Transcribe all of the data exactly. Omit the pictures.
*****
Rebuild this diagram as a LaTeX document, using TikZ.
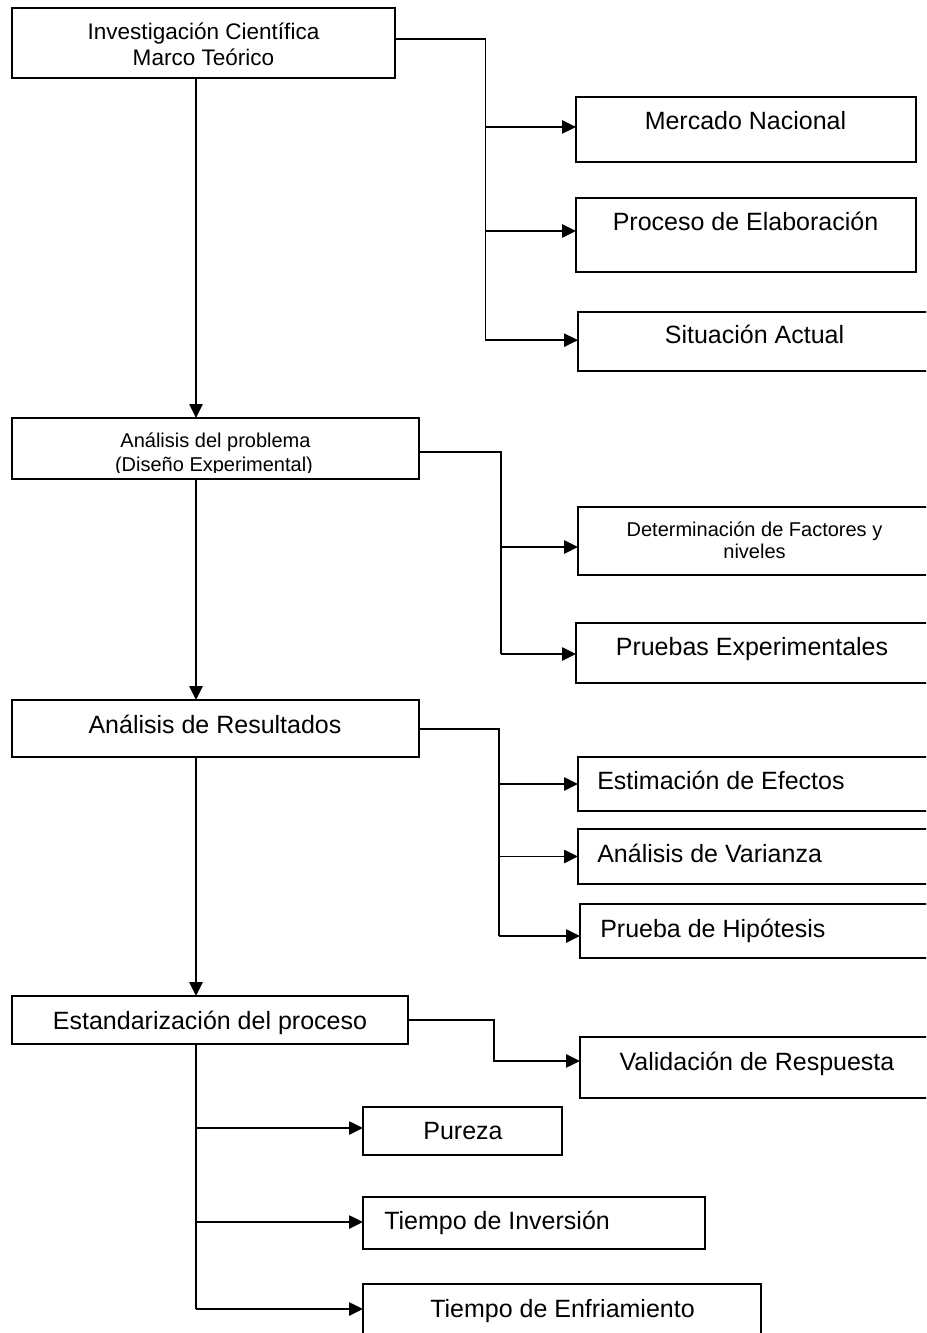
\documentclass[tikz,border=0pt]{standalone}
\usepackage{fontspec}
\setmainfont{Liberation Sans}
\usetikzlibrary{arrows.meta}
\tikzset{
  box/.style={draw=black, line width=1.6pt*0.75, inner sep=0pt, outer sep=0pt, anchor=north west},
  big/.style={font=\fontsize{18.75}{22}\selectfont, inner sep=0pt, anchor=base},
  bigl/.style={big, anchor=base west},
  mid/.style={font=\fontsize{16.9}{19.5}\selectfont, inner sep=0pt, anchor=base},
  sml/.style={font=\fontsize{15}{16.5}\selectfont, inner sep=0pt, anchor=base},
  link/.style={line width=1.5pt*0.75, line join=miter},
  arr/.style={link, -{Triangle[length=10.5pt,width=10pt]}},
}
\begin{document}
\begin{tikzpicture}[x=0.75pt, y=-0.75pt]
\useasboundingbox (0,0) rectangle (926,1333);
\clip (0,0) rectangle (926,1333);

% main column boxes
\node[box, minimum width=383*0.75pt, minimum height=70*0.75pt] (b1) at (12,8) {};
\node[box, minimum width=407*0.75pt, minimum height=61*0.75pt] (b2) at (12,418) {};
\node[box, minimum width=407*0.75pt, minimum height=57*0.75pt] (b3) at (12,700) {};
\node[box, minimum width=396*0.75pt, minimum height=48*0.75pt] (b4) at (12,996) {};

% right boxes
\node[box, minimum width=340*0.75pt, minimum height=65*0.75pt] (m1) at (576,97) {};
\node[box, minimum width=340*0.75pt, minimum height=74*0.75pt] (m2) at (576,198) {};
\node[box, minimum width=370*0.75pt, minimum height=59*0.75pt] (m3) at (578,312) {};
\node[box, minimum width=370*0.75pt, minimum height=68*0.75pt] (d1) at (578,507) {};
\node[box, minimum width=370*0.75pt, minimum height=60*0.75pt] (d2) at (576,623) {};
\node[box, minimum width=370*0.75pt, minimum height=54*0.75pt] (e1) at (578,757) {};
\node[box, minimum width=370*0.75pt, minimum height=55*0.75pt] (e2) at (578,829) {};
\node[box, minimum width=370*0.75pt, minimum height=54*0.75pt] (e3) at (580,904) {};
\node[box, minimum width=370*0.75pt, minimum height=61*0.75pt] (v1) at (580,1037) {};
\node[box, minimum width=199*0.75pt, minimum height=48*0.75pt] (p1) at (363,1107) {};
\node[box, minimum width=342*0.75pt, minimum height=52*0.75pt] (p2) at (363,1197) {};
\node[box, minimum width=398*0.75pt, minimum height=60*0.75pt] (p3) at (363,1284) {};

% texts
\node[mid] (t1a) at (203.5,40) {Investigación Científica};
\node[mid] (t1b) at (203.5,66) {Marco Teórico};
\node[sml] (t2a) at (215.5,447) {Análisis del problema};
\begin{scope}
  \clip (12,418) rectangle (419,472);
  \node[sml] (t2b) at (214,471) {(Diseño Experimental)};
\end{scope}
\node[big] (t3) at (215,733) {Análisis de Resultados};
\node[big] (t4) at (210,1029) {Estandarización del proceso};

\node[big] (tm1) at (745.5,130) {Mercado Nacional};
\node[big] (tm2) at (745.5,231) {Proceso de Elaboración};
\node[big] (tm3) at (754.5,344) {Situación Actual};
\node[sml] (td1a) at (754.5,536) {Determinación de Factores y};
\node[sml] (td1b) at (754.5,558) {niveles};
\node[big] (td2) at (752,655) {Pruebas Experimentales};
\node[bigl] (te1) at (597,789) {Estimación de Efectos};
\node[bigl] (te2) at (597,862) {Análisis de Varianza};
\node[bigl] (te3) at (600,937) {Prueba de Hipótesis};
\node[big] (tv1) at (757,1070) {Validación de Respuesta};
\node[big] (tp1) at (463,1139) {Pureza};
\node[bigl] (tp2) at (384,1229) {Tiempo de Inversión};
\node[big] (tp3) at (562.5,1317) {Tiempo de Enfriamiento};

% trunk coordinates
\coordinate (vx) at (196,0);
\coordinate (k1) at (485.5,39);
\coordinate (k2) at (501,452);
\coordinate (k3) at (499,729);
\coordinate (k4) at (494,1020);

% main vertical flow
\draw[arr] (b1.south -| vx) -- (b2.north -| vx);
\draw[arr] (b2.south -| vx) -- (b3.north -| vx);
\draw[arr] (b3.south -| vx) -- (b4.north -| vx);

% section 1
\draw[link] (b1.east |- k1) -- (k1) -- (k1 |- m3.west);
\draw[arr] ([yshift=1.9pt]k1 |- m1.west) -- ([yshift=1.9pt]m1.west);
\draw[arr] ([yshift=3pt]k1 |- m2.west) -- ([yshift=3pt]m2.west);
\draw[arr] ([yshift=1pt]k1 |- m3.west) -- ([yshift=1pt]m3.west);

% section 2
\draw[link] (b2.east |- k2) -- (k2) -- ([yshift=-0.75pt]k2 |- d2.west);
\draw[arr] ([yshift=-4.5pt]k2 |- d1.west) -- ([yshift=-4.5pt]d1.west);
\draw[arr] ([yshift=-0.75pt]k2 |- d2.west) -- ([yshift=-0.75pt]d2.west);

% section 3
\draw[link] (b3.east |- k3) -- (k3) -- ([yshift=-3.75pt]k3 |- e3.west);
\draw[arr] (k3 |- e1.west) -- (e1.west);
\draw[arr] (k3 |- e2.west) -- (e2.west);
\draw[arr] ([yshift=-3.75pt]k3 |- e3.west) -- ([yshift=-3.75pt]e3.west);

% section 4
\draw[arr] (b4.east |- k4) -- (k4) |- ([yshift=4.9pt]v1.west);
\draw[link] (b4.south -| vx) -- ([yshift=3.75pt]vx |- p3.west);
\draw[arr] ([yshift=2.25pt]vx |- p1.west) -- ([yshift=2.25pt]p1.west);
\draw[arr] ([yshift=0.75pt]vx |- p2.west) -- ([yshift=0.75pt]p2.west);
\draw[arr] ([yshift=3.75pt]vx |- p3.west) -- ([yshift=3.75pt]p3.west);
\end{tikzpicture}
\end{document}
*****
— Response to the task —
Rebuild this diagram as a LaTeX document, using TikZ.
\documentclass[tikz,border=0pt]{standalone}
\usepackage{fontspec}
\setmainfont{Liberation Sans}
\usetikzlibrary{arrows.meta}
\tikzset{
  box/.style={draw=black, line width=1.6pt*0.75, inner sep=0pt, outer sep=0pt, anchor=north west},
  big/.style={font=\fontsize{18.75}{22}\selectfont, inner sep=0pt, anchor=base},
  bigl/.style={big, anchor=base west},
  mid/.style={font=\fontsize{16.9}{19.5}\selectfont, inner sep=0pt, anchor=base},
  sml/.style={font=\fontsize{15}{16.5}\selectfont, inner sep=0pt, anchor=base},
  link/.style={line width=1.5pt*0.75, line join=miter},
  arr/.style={link, -{Triangle[length=10.5pt,width=10pt]}},
}
\begin{document}
\begin{tikzpicture}[x=0.75pt, y=-0.75pt]
\useasboundingbox (0,0) rectangle (926,1333);
\clip (0,0) rectangle (926,1333);

% main column boxes
\node[box, minimum width=383*0.75pt, minimum height=70*0.75pt] (b1) at (12,8) {};
\node[box, minimum width=407*0.75pt, minimum height=61*0.75pt] (b2) at (12,418) {};
\node[box, minimum width=407*0.75pt, minimum height=57*0.75pt] (b3) at (12,700) {};
\node[box, minimum width=396*0.75pt, minimum height=48*0.75pt] (b4) at (12,996) {};

% right boxes
\node[box, minimum width=340*0.75pt, minimum height=65*0.75pt] (m1) at (576,97) {};
\node[box, minimum width=340*0.75pt, minimum height=74*0.75pt] (m2) at (576,198) {};
\node[box, minimum width=370*0.75pt, minimum height=59*0.75pt] (m3) at (578,312) {};
\node[box, minimum width=370*0.75pt, minimum height=68*0.75pt] (d1) at (578,507) {};
\node[box, minimum width=370*0.75pt, minimum height=60*0.75pt] (d2) at (576,623) {};
\node[box, minimum width=370*0.75pt, minimum height=54*0.75pt] (e1) at (578,757) {};
\node[box, minimum width=370*0.75pt, minimum height=55*0.75pt] (e2) at (578,829) {};
\node[box, minimum width=370*0.75pt, minimum height=54*0.75pt] (e3) at (580,904) {};
\node[box, minimum width=370*0.75pt, minimum height=61*0.75pt] (v1) at (580,1037) {};
\node[box, minimum width=199*0.75pt, minimum height=48*0.75pt] (p1) at (363,1107) {};
\node[box, minimum width=342*0.75pt, minimum height=52*0.75pt] (p2) at (363,1197) {};
\node[box, minimum width=398*0.75pt, minimum height=60*0.75pt] (p3) at (363,1284) {};

% texts
\node[mid] (t1a) at (203.5,40) {Investigación Científica};
\node[mid] (t1b) at (203.5,66) {Marco Teórico};
\node[sml] (t2a) at (215.5,447) {Análisis del problema};
\begin{scope}
  \clip (12,418) rectangle (419,472);
  \node[sml] (t2b) at (214,471) {(Diseño Experimental)};
\end{scope}
\node[big] (t3) at (215,733) {Análisis de Resultados};
\node[big] (t4) at (210,1029) {Estandarización del proceso};

\node[big] (tm1) at (745.5,130) {Mercado Nacional};
\node[big] (tm2) at (745.5,231) {Proceso de Elaboración};
\node[big] (tm3) at (754.5,344) {Situación Actual};
\node[sml] (td1a) at (754.5,536) {Determinación de Factores y};
\node[sml] (td1b) at (754.5,558) {niveles};
\node[big] (td2) at (752,655) {Pruebas Experimentales};
\node[bigl] (te1) at (597,789) {Estimación de Efectos};
\node[bigl] (te2) at (597,862) {Análisis de Varianza};
\node[bigl] (te3) at (600,937) {Prueba de Hipótesis};
\node[big] (tv1) at (757,1070) {Validación de Respuesta};
\node[big] (tp1) at (463,1139) {Pureza};
\node[bigl] (tp2) at (384,1229) {Tiempo de Inversión};
\node[big] (tp3) at (562.5,1317) {Tiempo de Enfriamiento};

% trunk coordinates
\coordinate (vx) at (196,0);
\coordinate (k1) at (485.5,39);
\coordinate (k2) at (501,452);
\coordinate (k3) at (499,729);
\coordinate (k4) at (494,1020);

% main vertical flow
\draw[arr] (b1.south -| vx) -- (b2.north -| vx);
\draw[arr] (b2.south -| vx) -- (b3.north -| vx);
\draw[arr] (b3.south -| vx) -- (b4.north -| vx);

% section 1
\draw[link] (b1.east |- k1) -- (k1) -- (k1 |- m3.west);
\draw[arr] ([yshift=1.9pt]k1 |- m1.west) -- ([yshift=1.9pt]m1.west);
\draw[arr] ([yshift=3pt]k1 |- m2.west) -- ([yshift=3pt]m2.west);
\draw[arr] ([yshift=1pt]k1 |- m3.west) -- ([yshift=1pt]m3.west);

% section 2
\draw[link] (b2.east |- k2) -- (k2) -- ([yshift=-0.75pt]k2 |- d2.west);
\draw[arr] ([yshift=-4.5pt]k2 |- d1.west) -- ([yshift=-4.5pt]d1.west);
\draw[arr] ([yshift=-0.75pt]k2 |- d2.west) -- ([yshift=-0.75pt]d2.west);

% section 3
\draw[link] (b3.east |- k3) -- (k3) -- ([yshift=-3.75pt]k3 |- e3.west);
\draw[arr] (k3 |- e1.west) -- (e1.west);
\draw[arr] (k3 |- e2.west) -- (e2.west);
\draw[arr] ([yshift=-3.75pt]k3 |- e3.west) -- ([yshift=-3.75pt]e3.west);

% section 4
\draw[arr] (b4.east |- k4) -- (k4) |- ([yshift=4.9pt]v1.west);
\draw[link] (b4.south -| vx) -- ([yshift=3.75pt]vx |- p3.west);
\draw[arr] ([yshift=2.25pt]vx |- p1.west) -- ([yshift=2.25pt]p1.west);
\draw[arr] ([yshift=0.75pt]vx |- p2.west) -- ([yshift=0.75pt]p2.west);
\draw[arr] ([yshift=3.75pt]vx |- p3.west) -- ([yshift=3.75pt]p3.west);
\end{tikzpicture}
\end{document}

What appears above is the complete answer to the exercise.